The dataset doesn't include a live market cap figure. Because peers in the dataset are incomplete and noisy, we do not conduct a strict peer multiple comparison here. Instead, the key takeaway is this - a 5.7x P/E on a brand-owned, retail-distributed apparel operator with >$2bn revenue per quarter is unusually low and priced for a worse-case scenario rather than a reasonable recovery.
Catalysts (what could lift the stock)
- Continued sequential operating-income improvement: Q4 and next fiscal results showing further margin recovery would materially reduce the risk premium.
- Inventory digestion and better wholesale sell-throughs: lower markdowns would protect gross margins and improve cash flow.
- Capital allocation clarity: larger, disciplined buybacks or maintained dividend would signal confidence (news items earlier in 2025 referenced stock buyback activity).
- Analyst/earnings revisions: if guidance turns constructive and consensus lifts earnings estimates, multiple expansion should follow.
Risks and counterarguments
Primary counterargument: The low multiple is justified because PVH's earnings are volatile, global retail is soft, and macro pressure could push branded apparel demand lower. Q1’s operating loss and prior quarters with large one-offs show management can be hit by non-recurring items or deferred tax moves that swamp profits.
Other risks (at least four):
- Cash flow volatility: most recent quarter showed negative operating cash flow (-$44.5m). If operating cash flow remains negative, leverage and liquidity could become constraints.
- Inventory & markdown risk: inventory stands at ~$1.66bn. A weak retail backdrop or worsening sell-through would force markdowns and erode gross margin.
- Interest / refinancing risk: long-term debt is ~$2.26bn. While currently manageable, rising rates or covenant pressure would be a risk if profits deteriorate.
- Brand and channel execution: missteps at Calvin Klein or Tommy Hilfiger in product, distribution, or wholesale relationships would materially affect revenue and margin given the concentrated brand portfolio.
- Macroeconomic tail risk: severe consumer spending slowdown or a sharp retail slowdown in key markets (US/Europe/China) would hurt sales and inventory turns simultaneously.
What would change my mind
I would sell or stop recommending entry if:
- Operating income fails to improve next two quarters or Q4 shows a repeat of Q1-style one-offs.

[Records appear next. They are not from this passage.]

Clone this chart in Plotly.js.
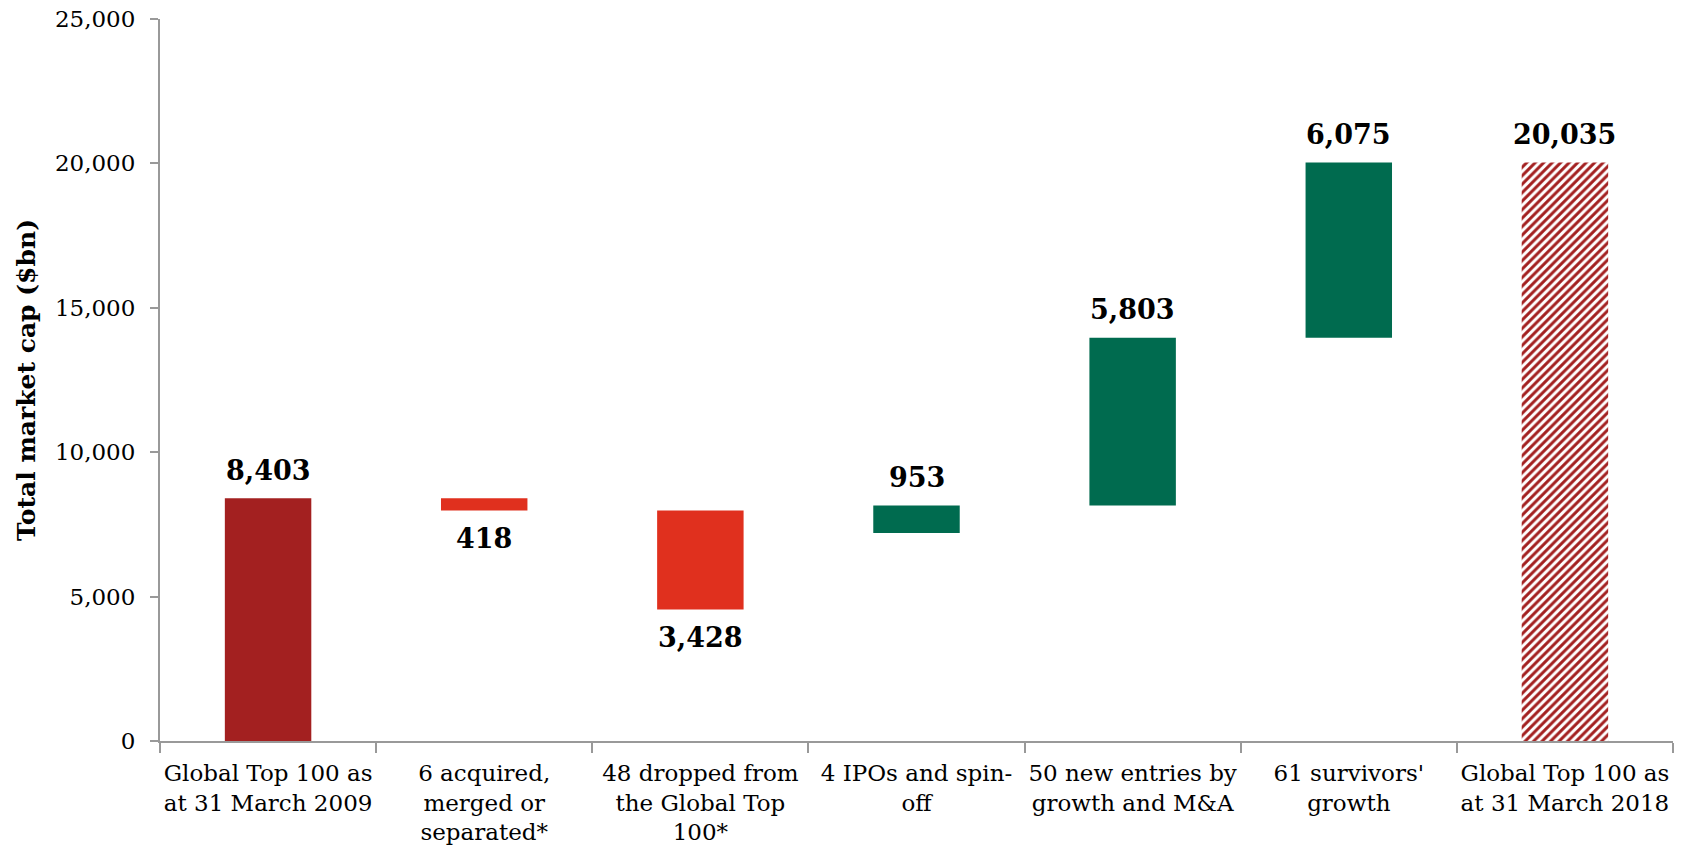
<!DOCTYPE html>
<html>
<head>
<meta charset="utf-8">
<script src="https://cdn.plot.ly/plotly-3.0.1.min.js"></script>
<style>html,body{margin:0;padding:0;background:#fff;}#chart{width:1686px;height:847px;}</style>
</head>
<body>
<div id="chart"></div>
<script>
// Categories (axis labels)
const categories = [
  "Global Top 100 as<br>at 31 March 2009",
  "6 acquired,<br>merged or<br>separated*",
  "48 dropped from<br>the Global Top<br>100*",
  "4 IPOs and spin-<br>off",
  "50 new entries by<br>growth and M&A",
  "61 survivors'<br>growth",
  "Global Top 100 as<br>at 31 March 2018"
];
// Market cap ($bn)
const startTotal = 8403;
const decreases = [418, 3428];
const increases = [953, 5803, 6075];
const endTotal = 20035;

const fmt = v => v.toLocaleString('en-US');

// Floating bars: decreases run forward from the start total,
// increases run backward from the end total (as in the source chart)
const xs = [], values = [], bases = [], colors = [], labelY = [], labelSide = [], labels = [];
xs.push(categories[0]); values.push(startTotal); bases.push(0); colors.push('#A32020');
labelY.push(startTotal); labelSide.push(1); labels.push(fmt(startTotal));
let level = startTotal;
decreases.forEach((d, i) => {
  xs.push(categories[1 + i]); values.push(-d); bases.push(level); colors.push('#E0301E');
  level -= d; labelY.push(level); labelSide.push(-1); labels.push(fmt(d));
});
let lvl = endTotal - increases.reduce((a, b) => a + b, 0);
increases.forEach((d, i) => {
  xs.push(categories[3 + i]); values.push(d); bases.push(lvl); colors.push('#006B4F');
  lvl += d; labelY.push(lvl); labelSide.push(1); labels.push(fmt(d));
});
const lastCat = categories[categories.length - 1];
labelY.push(endTotal); labelSide.push(1); labels.push(fmt(endTotal));

const bars = {
  type: 'bar', x: xs, y: values, base: bases, width: 0.4,
  marker: {color: colors, line: {width: 0}}, hoverinfo: 'skip'
};
const totalBar = {
  type: 'bar', x: [lastCat], y: [endTotal], base: [0], width: 0.4,
  marker: {color: '#FFFFFF', line: {width: 0},
    pattern: {shape: '/', fgcolor: '#A32020', bgcolor: '#FFFFFF', size: 6, solidity: 0.5, fillmode: 'replace'}},
  hoverinfo: 'skip'
};

const annotations = labels.map((t, i) => ({
  x: categories[i], y: labelY[i], xref: 'x', yref: 'y',
  text: t, showarrow: false, yanchor: 'middle', yshift: labelSide[i] * 28,
  font: {family: 'DejaVu Serif', size: 27, color: '#000', weight: 'bold'}
}));

const layout = {
  width: 1686, height: 847,
  margin: {l: 160, r: 13, t: 19, b: 106},
  paper_bgcolor: '#fff', plot_bgcolor: '#fff',
  showlegend: false, barmode: 'overlay',
  annotations: annotations,
  xaxis: {
    type: 'category', categoryorder: 'array', categoryarray: categories,
    showline: true, linecolor: '#999999', linewidth: 2,
    ticks: 'outside', tickson: 'boundaries', ticklen: 10, tickcolor: '#999999', tickwidth: 2,
    tickfont: {family: 'DejaVu Serif', size: 23, color: '#000'},
    tickangle: 0,
    ticklabelstandoff: 10,
    showgrid: false, zeroline: false, automargin: false
  },
  yaxis: {
    range: [0, 25000], tickvals: [0, 5000, 10000, 15000, 20000, 25000], tickformat: ',d',
    showline: true, linecolor: '#999999', linewidth: 2,
    ticks: 'outside', ticklen: 8, tickcolor: '#999999', tickwidth: 2,
    tickfont: {family: 'DejaVu Serif', size: 23, color: '#000'},
    ticklabelstandoff: 10,
    showgrid: false, zeroline: false, automargin: false,
    title: {text: 'Total market cap ($bn)', font: {family: 'DejaVu Serif', size: 25, color: '#000', weight: 'bold'}, standoff: 12}
  },
  bargap: 0.6
};

Plotly.newPlot('chart', [bars, totalBar], layout, {displayModeBar: false, staticPlot: true});
</script>
</body>
</html>
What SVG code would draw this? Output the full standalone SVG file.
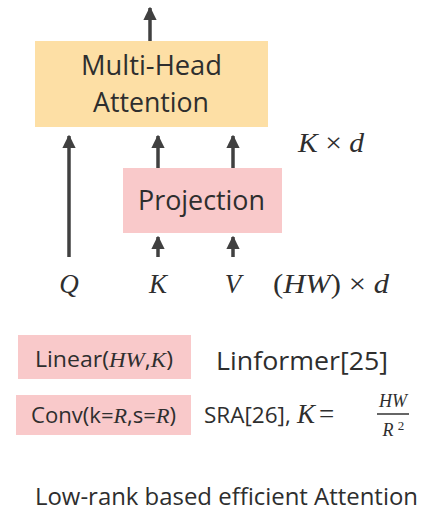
<svg xmlns="http://www.w3.org/2000/svg" width="421" height="511" viewBox="0 0 421 511">
  <style>
    .lbl { font-family: "Open Sans", "Noto Sans", "Liberation Sans", sans-serif; fill: #2e2e2e; }
    .math { font-family: "Liberation Serif", "DejaVu Serif", serif; font-style: italic; fill: #2e2e2e; }
    .mrm { font-family: "Liberation Serif", "DejaVu Serif", serif; fill: #2e2e2e; }
    .wire { stroke: #404040; stroke-width: 3.5; fill: none; }
  </style>
  <defs>
    <marker id="head" viewBox="0 0 10 10" refX="9" refY="5" markerWidth="3.8" markerHeight="3.8" markerUnits="strokeWidth" orient="auto">
      <path d="M0,0 L10,5 L0,10 z" fill="#404040"/>
    </marker>
  </defs>
  <rect width="421" height="511" fill="#ffffff"/>

  <g id="connectors">
    <line class="wire" x1="150" y1="41" x2="150" y2="8" marker-end="url(#head)"/>
    <line class="wire" x1="69" y1="257" x2="69" y2="136" marker-end="url(#head)"/>
    <line class="wire" x1="158" y1="168" x2="158" y2="136" marker-end="url(#head)"/>
    <line class="wire" x1="233" y1="168" x2="233" y2="136" marker-end="url(#head)"/>
    <line class="wire" x1="158" y1="257" x2="158" y2="237" marker-end="url(#head)"/>
    <line class="wire" x1="233" y1="257" x2="233" y2="237" marker-end="url(#head)"/>
  </g>

  <g id="mha">
    <rect x="35" y="41" width="233" height="86" fill="#FDDFA5"/>
    <text class="lbl" x="81" y="75" font-size="27" textLength="141" lengthAdjust="spacingAndGlyphs">Multi-Head</text>
    <text class="lbl" x="93" y="112" font-size="27" textLength="116" lengthAdjust="spacingAndGlyphs">Attention</text>
  </g>

  <g id="projection">
    <rect x="123" y="168" width="159" height="65" fill="#F9C9CA"/>
    <text class="lbl" x="138" y="210" font-size="27" textLength="127" lengthAdjust="spacingAndGlyphs">Projection</text>
  </g>

  <g id="inputs">
    <text class="math" x="69" y="293" font-size="27" text-anchor="middle">Q</text>
    <text class="math" x="158" y="293" font-size="27" text-anchor="middle">K</text>
    <text class="math" x="233" y="293" font-size="27" text-anchor="middle">V</text>
    <text class="mrm" x="273" y="293" font-size="27" textLength="116" lengthAdjust="spacingAndGlyphs">(<tspan font-style="italic">HW</tspan>) × <tspan font-style="italic">d</tspan></text>
    <text class="mrm" x="298" y="152" font-size="27" textLength="66" lengthAdjust="spacingAndGlyphs"><tspan font-style="italic">K</tspan> × <tspan font-style="italic">d</tspan></text>
  </g>

  <g id="linformer">
    <rect x="18" y="335" width="173" height="44" fill="#F9C9CA"/>
    <text class="lbl" x="35" y="367" font-size="21" textLength="138" lengthAdjust="spacingAndGlyphs">Linear(<tspan class="math">HW</tspan>,<tspan class="math">K</tspan>)</text>
    <text class="lbl" x="216" y="370" font-size="26" textLength="172" lengthAdjust="spacingAndGlyphs">Linformer[25]</text>
  </g>

  <g id="sra">
    <rect x="16" y="395" width="175" height="40" fill="#F9C9CA"/>
    <text class="lbl" x="31" y="423" font-size="21" textLength="145" lengthAdjust="spacingAndGlyphs">Conv(k=<tspan class="math">R</tspan>,s=<tspan class="math">R</tspan>)</text>
    <text class="lbl" x="204" y="423" font-size="22.5">SRA[26],<tspan class="math" x="297" font-size="27">K</tspan><tspan class="mrm" x="319" font-size="27">=</tspan></text>
    <text class="math" x="393" y="407" font-size="18" text-anchor="middle">HW</text>
    <line x1="377" y1="414" x2="409" y2="414" stroke="#333333" stroke-width="1.5"/>
    <text class="math" x="388" y="436" font-size="18" text-anchor="middle">R</text>
    <text class="mrm" x="401" y="430" font-size="13" text-anchor="middle">2</text>
  </g>

  <text class="lbl" x="35" y="505" font-size="24" textLength="383" lengthAdjust="spacingAndGlyphs">Low-rank based efficient Attention</text>
</svg>
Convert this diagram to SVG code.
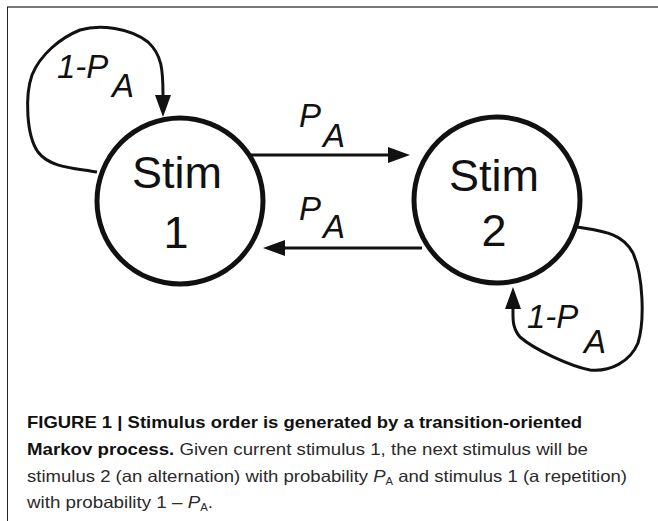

- Inventory growth accelerates while sell-throughs slow, forcing meaningful markdown guidance.
- Net cash flow from operations turns deeply negative and management signals a need to materially increase debt or reduce the dividend/buybacks to shore up liquidity.
Conclusion
PVH looks like a tactical buy at current levels for investors comfortable with apparel-cycle risk. The stock's 5.7x P/E is a pessimistic price that assumes either persistent operating paralysis or balance-sheet stress. The company’s recent sequential improvements in revenue and operating income, combined with a not-excessive debt load and a current asset base that exceeds current liabilities, create a logical asymmetric trade: limited downside (defined stop at $52) vs. meaningful upside (targets at $80/$100) if the business avoids repeat one-offs and digests inventory.
This is not a low-risk, passive holding - monitor operating cash flow, inventory trends, and quarterly commentary on wholesale and DTC channels. But for a disciplined, risk-aware investor, PVH’s present discount looks more like an opportunity than a value trap.
Key short checklist: entry in the $58-$64 band, strict stop at $52, watch next two quarter operating cash flows, inventory turns, and brand sell-through metrics. Time horizon 3-12 months; scale into a position with confirmation.
Disclosure: This is a trade idea, not individualized investment advice. Always match position sizing and stop levels to your risk profile.